Wednesday, August 29, 2018


White female cop acquitted of killing an unarmed black man is now teaching a class on how officers can survive in the aftermath of a police shooting

By Emily Crane

Daily Mail
August 28, 2018

A white female police officer who was acquitted in the fatal shooting of an unarmed black man in Oklahoma is now teaching a training class on how to survive a critical incident.

Betty Shelby, 44, resigned from the Tulsa Police Department following her acquittal last year in the 2016 fatal shooting of Terence Crutcher.

She now works as a patrol officer for the nearby Roger County Sheriff's Office.

Shelby is scheduled to teach a 'critical incident' class on Tuesday for the Tulsa County Sheriff that focuses on how to cope with the aftermath of an officer-involved shooting.

The decision to let Shelby teach the class has led to protests from those who claim it is 'insensitive' to let her lead the training.

Dozens of activists and pastors held a rally on Monday with signs saying 'Ban Betty' in a bid to pressure authorities into removing Shelby from the CLEET-approved class.

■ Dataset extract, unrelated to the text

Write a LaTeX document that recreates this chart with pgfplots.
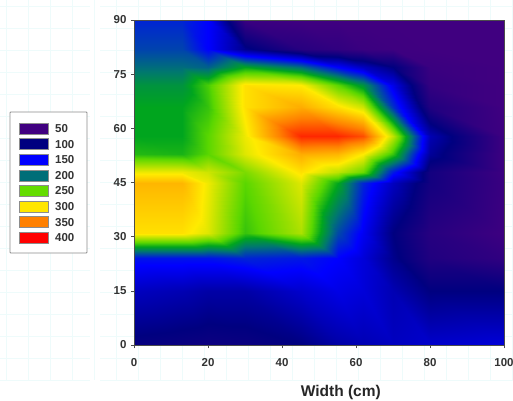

State Rep. Regina Goodwin, who spoke at the rally, said she urged the sheriff to reconsider the training class.

'The class is entitled Surviving the Aftermath of a Critical Incident. How about allowing one to survive the 'beforemath'?' Goodwin wrote on Facebook.

'If officers and deputies are to learn best practices, how would Betty Shelby be most fit to provide insight?'

Reverend Rodney Goss told Newson6 that the decision was insensitive.

'It lacked integrity and it also lacked empathy. No one seems to really care about the family itself,' he said.

'It endorses her side of the story. It rewards her for what she has done, and it continues the narrative of her team that somehow, she's a hero in this whole picture.'

Shelby issued a statement Monday following the protests saying the class would include her experiences following Crutcher's death.

'I faced many challenges that I was unprepared for such as threats to my life by activists groups to loss of pay,' she said in a statement.

'My class is to help others by sharing some of the skills I used to cope with the stress of my critical incident. As law enforcement we experience many critical incidents throughout our career.

'These tools that I share are just a few to help them cope with the stress of the critical incidents they have had or will experience. My class is not about the shooting and I do not discuss the shooting.'

Shelby was found not guilty in May last year of manslaughter in the shooting death of Crutcher.

The officer was en route to a domestic violence call when she encountered Crutcher's broken-down SUV blocking a road on September 16, 2016.

Shelby claims he did not respond to her questions and did not respond to commands to stop as he walked to his vehicle with his hands in the air in the moments before she shot him.

Police helicopter video and a dashboard camera showed Crutcher walking away from Shelby on the street with his arms in the air.

It doesn't offer a clear view of when Shelby fired the single shot.

Crutcher was unarmed and had followed directions to put his arms in the air, authorities said at the time.

Prosecutors had tried to argue that Shelby 'reacted unreasonably' and was 'emotionally involved to the point that she overreacted' when she shot Crutcher.

Shelby's attorneys said she shot Crutcher because she feared for her life, believing Crutcher was reaching into his vehicle for a gun.

When she was acquitted in May last year, Shelby resigned from the department and has since become a deputy at the sheriff's office.

Crutcher's parents filed a wrongful death lawsuit against the city of Tulsa in April this year.

1 comment:

bob walsh said...

What's the problem. She is teaching what she knows and has personally successfully implemented.